Biomethane is a renewable gas obtained by putting raw biogas through a purification process called upgrading. Raw biogas can be obtained from anaerobic digestion of various raw materials: agricultural biomass (by-products, agricultural waste and animal waste), agro-industrial waste (waste from the processing of the food chain) or the organic fraction of municipal solid waste (OFMSW).
Once the biogas-to-biomethane upgrading has been carried out, it must be refined, in order to eliminate the components that are not suitable for feeding the gas into the network (CO₂).

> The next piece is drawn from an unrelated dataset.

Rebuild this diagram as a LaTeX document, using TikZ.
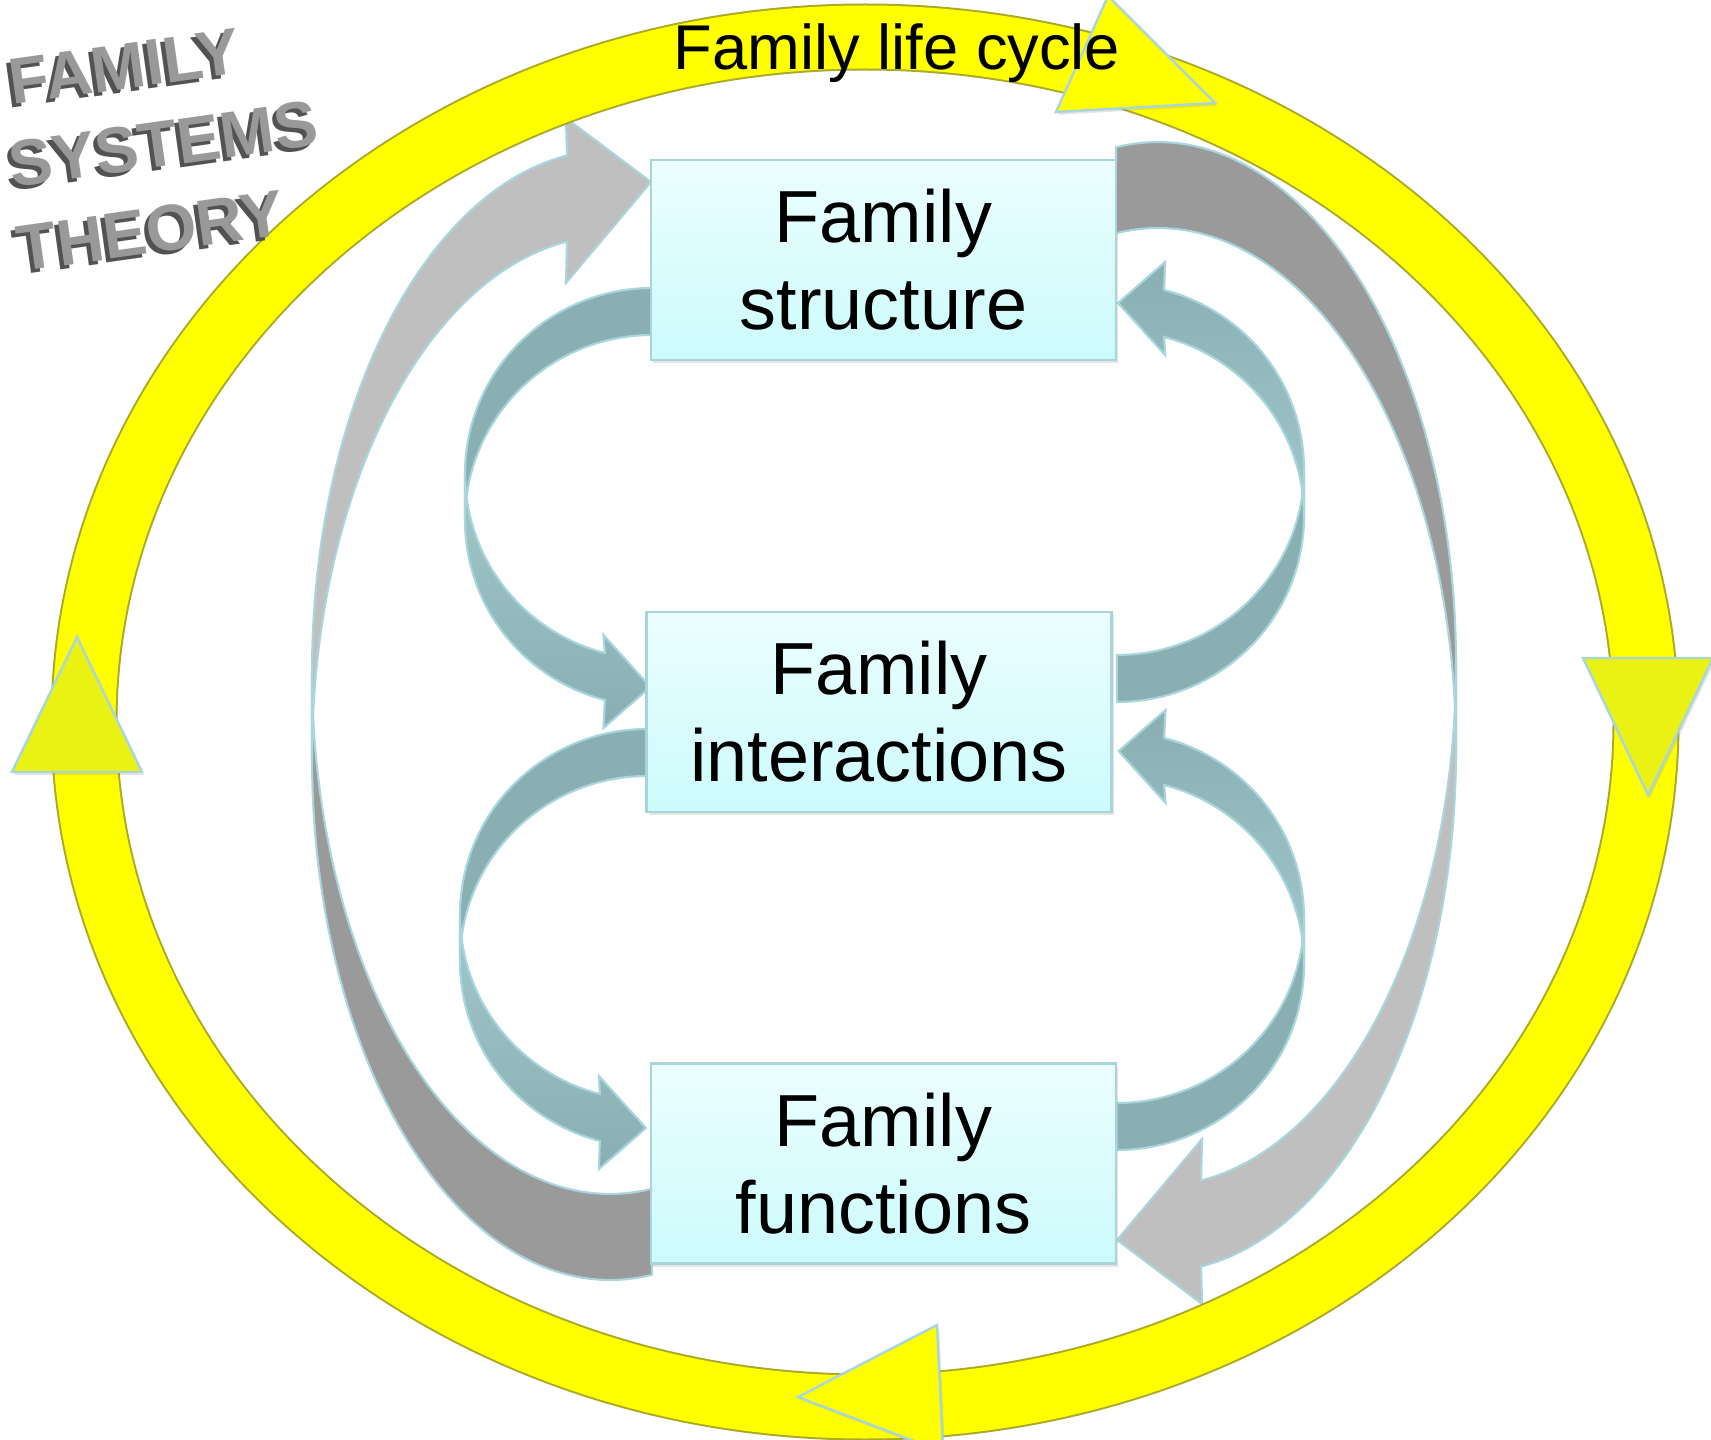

Biogas-to-biomethane upgrading is a complex treatment whose end result is the removal of CO₂ from raw biogas. The process consists of several phases: a first pre-treatment step, followed by a purification phase, i.e. of removal of pollutants (H₂S, VOCₛ) from biogas coming from the anaerobic digester and a final phase of methane separation (CH₄) from carbon dioxide.
The end result is a renewable energy source, biomethane, which reduces emissions, exploiting existing networks and increasing national production, with positive repercussions in terms of circularity in the use of resources in the agri-food sector.
Different biogas-to-biomethane upgrading technologies are available on the market, which are based on different chemical-physical principles related to gas separation.
Among the most widespread and effective there is the biogas-to-biomethane upgrading using selective membranes, also chosen by AB for BIOCH4NGE®: the use of particular polymeric materials that have a selective permeability to separate CH₄ and CO₂ and that guarantee perfect purification from carbon dioxide, thus reducing biogas loss during upgrading to almost zero.